Her most harrowing experience was in Potsdam. She remembered: “The archive was in a temporary building because they were making changes. There was a huge pile of papers on a desk that had been prepared for me. I was so shocked by what I found in them. But those details became incredibly precious. It was horrifying but, at the same time, they were the closest snapshot of what the families’ lives had been before the Holocaust happened. We have no photograph of Ruth or any of Dora’s cousins or her aunts and I wanted to know something about who they were, not just their names on a memorial or document.
“That was the only time I felt anger, but I don’t hold German people of today responsible for what happened then.

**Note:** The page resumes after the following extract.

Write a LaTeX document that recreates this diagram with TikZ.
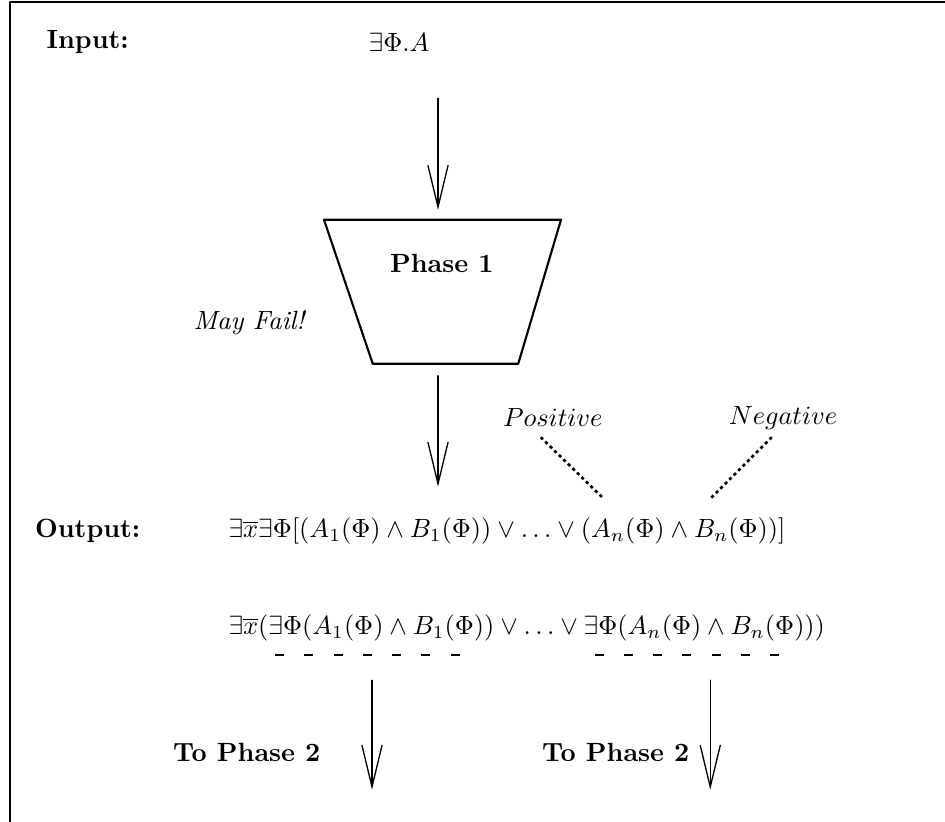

“The hardest thing was telling the rest of the family that Ruth was five when she was murdered. My aunt Elsie’s daughter Debbie in Elgin, who helped with the book, also had a five-year-old son at the time. We were both very upset.”
The highlight of her search also came in the forest of Potsdam, but she confesses she almost missed it. “When I went into that archive and found the list of belongings, I nearly missed a name, written very lightly in pencil on one of the forms,” she said. “Dora’s cousin Max wrote that he had a daughter, Gittel, who was only six months old and who wasn’t with the family because she was in hospital in Berlin. I saw the name on my second or third reading, it was an unusual surname, and I knew straight away that child had survived because I had seen her name on a list of orphans that were brought to the UK by the RAF. She was born in 1942 and was the youngest in the group, aged four.”
She was among the hundreds of children liberated from the death camps and brought by the RAF to Windermere, in the Lake District, to begin a new life and was later adopted. Further research located Gittel, now named Kitty Hwang, in Florida.
Thom said: “We have met lots of times on Skype. The first time I was nervous but it was amazing. We had a whole crowd of people from both families on both ends of the webcam. Kitty is the most warm, lovely person. She didn’t think any of the family had survived. She desperately wants to find pictures of her parents and her older brother, who would have been only three. Maybe someone out there will have a connection.” In the meantime Thom’s research continues. “I don’t think it will ever stop,” she smiled. “I was driven to write about Dora. But there is so much in Holocaust literature already, I thought: ‘Why am I so compelled to write this?’ Then I saw research by German historian Stefanie Shüler-Springorum that said about 40% of Berlin’s population was living below the poverty line even before 1933 and how little their experiences of the Holocaust had been documented. I knew that Dora belonged to that population and that I had a responsibility to tell the story as well as I can.
“But there are still parts of Dora’s story we know very little about. She always used to cry when she heard the carol Silent Night. We assumed it was something to do with her baby Ruth because she left Germany around Christmas 1939. Dora died on December 10 1981. There is a line from the carol on her gravestone in Elgin’s New Cemetery: “Sleep in heavenly peace.”